_Work to do:_
Lines containing the word "with" are to be located and copied.

_Given data:_
## Begin

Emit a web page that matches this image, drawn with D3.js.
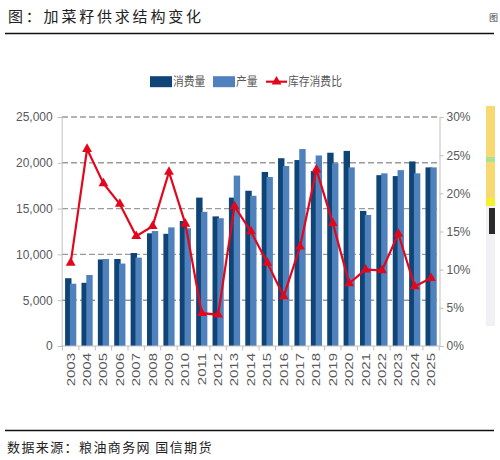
<!DOCTYPE html>
<html>
<head>
<meta charset="utf-8">
<script src="https://cdn.jsdelivr.net/npm/d3@7"></script>
<style>
  body { margin: 0; background: #fff; }
  svg { display: block; }
</style>
</head>
<body>
<div id="chart"></div>
<script>
const years = ["2003","2004","2005","2006","2007","2008","2009","2010","2011","2012","2013","2014",
  "2015","2016","2017","2018","2019","2020","2021","2022","2023","2024","2025"];
// 消费量
const consumption = [7400, 6900, 9450, 9500, 10150, 12300, 12250, 13650, 16200, 14150, 16200, 16950,
  19000, 20500, 20300, 19100, 21100, 21300, 14750, 18650, 18550, 20150, 19500];
// 产量
const production = [6800, 7750, 9500, 9000, 9650, 12550, 12950, 12850, 14650, 13950, 18600, 16400,
  18450, 19650, 21500, 20800, 19950, 19500, 14300, 18850, 19200, 18850, 19500];
// 库存消费比 (%)
const stockRatio = [10.9, 25.8, 21.3, 18.6, 14.4, 15.7, 22.8, 16.0, 4.3, 4.1, 18.3, 15.0,
  10.9, 6.5, 13.0, 23.1, 16.1, 8.2, 10.0, 9.9, 14.7, 7.8, 8.9];
const leftTicks = [0, 5000, 10000, 15000, 20000, 25000];
const rightTicks = [0, 5, 10, 15, 20, 25, 30];
const legendNames = ["消费量", "产量", "库存消费比"];

const width = 500, height = 460;
const darkBlue = "#0f4476", lightBlue = "#4f81bd", red = "#e3071d";
const axisGrey = "#bfbfbf", textGrey = "#595959";
const numFont = "'Liberation Sans', Arial, sans-serif";
const cjkFont = "'Noto Sans CJK SC', sans-serif";

const svg = d3.select("#chart").append("svg")
  .attr("width", width).attr("height", height);

// title and rules
svg.append("text")
  .attr("x", 8).attr("y", 22)
  .attr("font-family", cjkFont).attr("font-size", 15)
  .attr("letter-spacing", 2.8).attr("fill", "#222")
  .text("图：加菜籽供求结构变化");
// edge of the next figure's title, kept small so it fits
svg.append("text")
  .attr("x", 489).attr("y", 21)
  .attr("font-family", cjkFont).attr("font-size", 9).attr("fill", "#444")
  .text("图");
svg.append("line").attr("x1", 5).attr("x2", 494).attr("y1", 33.5).attr("y2", 33.5)
  .attr("stroke", "#111").attr("stroke-width", 1.3);
svg.append("line").attr("x1", 5).attr("x2", 494).attr("y1", 430.5).attr("y2", 430.5)
  .attr("stroke", "#111").attr("stroke-width", 1.3);
svg.append("text")
  .attr("x", 7).attr("y", 452)
  .attr("font-family", cjkFont).attr("font-size", 13)
  .attr("letter-spacing", 1.4).attr("fill", "#222")
  .text("数据来源：粮油商务网 国信期货");

// cropped neighbour picture on the right edge
svg.append("rect").attr("x", 486).attr("y", 106).attr("width", 9).attr("height", 220).attr("fill", "#f1f0f4");
svg.append("rect").attr("x", 486).attr("y", 106).attr("width", 9).attr("height", 96).attr("fill", "#f8d870");
svg.append("rect").attr("x", 486).attr("y", 157).attr("width", 9).attr("height", 5).attr("fill", "#a6e297");
svg.append("rect").attr("x", 486).attr("y", 198).attr("width", 9).attr("height", 8).attr("fill", "#f4f030");
svg.append("rect").attr("x", 489).attr("y", 208).attr("width", 6).attr("height", 26).attr("fill", "#2a2a2a");

// scales
const x = d3.scaleBand().domain(years).range([62.5, 439.3]);
const y = d3.scaleLinear().domain([0, 25000]).range([346, 117]);
const yr = d3.scaleLinear().domain([0, 30]).range([346, 117]);

// gridlines
svg.append("g").selectAll("line")
  .data(leftTicks.filter(d => d > 0))
  .join("line")
  .attr("x1", 62).attr("x2", 439.5)
  .attr("y1", d => y(d)).attr("y2", d => y(d))
  .attr("stroke", "#9a9a9a").attr("stroke-width", 1.4)
  .attr("stroke-dasharray", "6,3");

// bars
const bw = 6.4;
svg.append("g").selectAll("rect")
  .data(consumption)
  .join("rect")
  .attr("x", (d, i) => x(years[i]) + x.bandwidth() / 2 - 5.6)
  .attr("y", d => y(d))
  .attr("width", bw)
  .attr("height", d => y(0) - y(d))
  .attr("fill", darkBlue);
svg.append("g").selectAll("rect")
  .data(production)
  .join("rect")
  .attr("x", (d, i) => x(years[i]) + x.bandwidth() / 2 - 0.8)
  .attr("y", d => y(d))
  .attr("width", bw)
  .attr("height", d => y(0) - y(d))
  .attr("fill", lightBlue);

// axes
const leftAxis = svg.append("g").attr("transform", "translate(61.7,0)")
  .call(d3.axisLeft(y).tickValues(leftTicks).tickSize(4).tickFormat(d3.format(",")));
const rightAxis = svg.append("g").attr("transform", "translate(439.5,0)")
  .call(d3.axisRight(yr).tickValues(rightTicks).tickSize(4).tickFormat(d => d + "%"));
[leftAxis, rightAxis].forEach(g => {
  g.select(".domain").attr("stroke", axisGrey);
  g.selectAll(".tick line").attr("stroke", axisGrey);
  g.selectAll(".tick text")
    .attr("font-family", numFont).attr("font-size", 12).attr("fill", textGrey);
});
leftAxis.selectAll(".tick text").attr("x", -9);
rightAxis.selectAll(".tick text").attr("x", 7);

// x axis: baseline, boundary ticks, rotated year labels
svg.append("line").attr("x1", 61.7).attr("x2", 439.5)
  .attr("y1", y(0)).attr("y2", y(0)).attr("stroke", axisGrey);
svg.append("g").selectAll("line")
  .data(years.concat(["end"]))
  .join("line")
  .attr("x1", (d, i) => i < years.length ? x(d) : x.range()[1])
  .attr("x2", (d, i) => i < years.length ? x(d) : x.range()[1])
  .attr("y1", y(0)).attr("y2", y(0) + 4.5)
  .attr("stroke", axisGrey);
svg.append("g").selectAll("text")
  .data(years)
  .join("text")
  .attr("transform", d => `translate(${x(d) + x.bandwidth() / 2},353) rotate(-90) scale(1.36,1)`)
  .attr("text-anchor", "end")
  .attr("dy", "0.36em")
  .attr("font-family", numFont).attr("font-size", 11).attr("fill", textGrey)
  .text(d => d);

// ratio line with triangle markers
const linePts = stockRatio.map((v, i) => [x(years[i]) + x.bandwidth() / 2, yr(v)]);
svg.append("path")
  .attr("d", d3.line()(linePts))
  .attr("fill", "none").attr("stroke", red).attr("stroke-width", 2.2);
const tri = d3.symbol().type(d3.symbolTriangle).size(42);
svg.append("g").selectAll("path")
  .data(linePts)
  .join("path")
  .attr("transform", d => `translate(${d[0]},${d[1]})`)
  .attr("d", tri)
  .attr("fill", red);

// legend
const legend = svg.append("g");
const ly = 81.7;
legend.append("rect").attr("x", 150).attr("y", ly - 5.5).attr("width", 22).attr("height", 11).attr("fill", darkBlue);
legend.append("rect").attr("x", 213).attr("y", ly - 5.5).attr("width", 22).attr("height", 11).attr("fill", lightBlue);
legend.append("line").attr("x1", 266).attr("x2", 287).attr("y1", ly).attr("y2", ly)
  .attr("stroke", red).attr("stroke-width", 2.2);
legend.append("path").attr("transform", `translate(276.5,${ly})`).attr("d", tri).attr("fill", red);
[[173, legendNames[0]], [236, legendNames[1]], [288, legendNames[2]]].forEach(([lx, name]) => {
  legend.append("text")
    .attr("transform", `translate(${lx},${ly}) scale(0.9,1)`)
    .attr("dy", "0.36em")
    .attr("font-family", cjkFont).attr("font-size", 12).attr("fill", textGrey)
    .text(name);
});
</script>
</body>
</html>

## End

_Correct result:_
Emit a web page that matches this image, drawn with D3.js.
// ratio line with triangle markers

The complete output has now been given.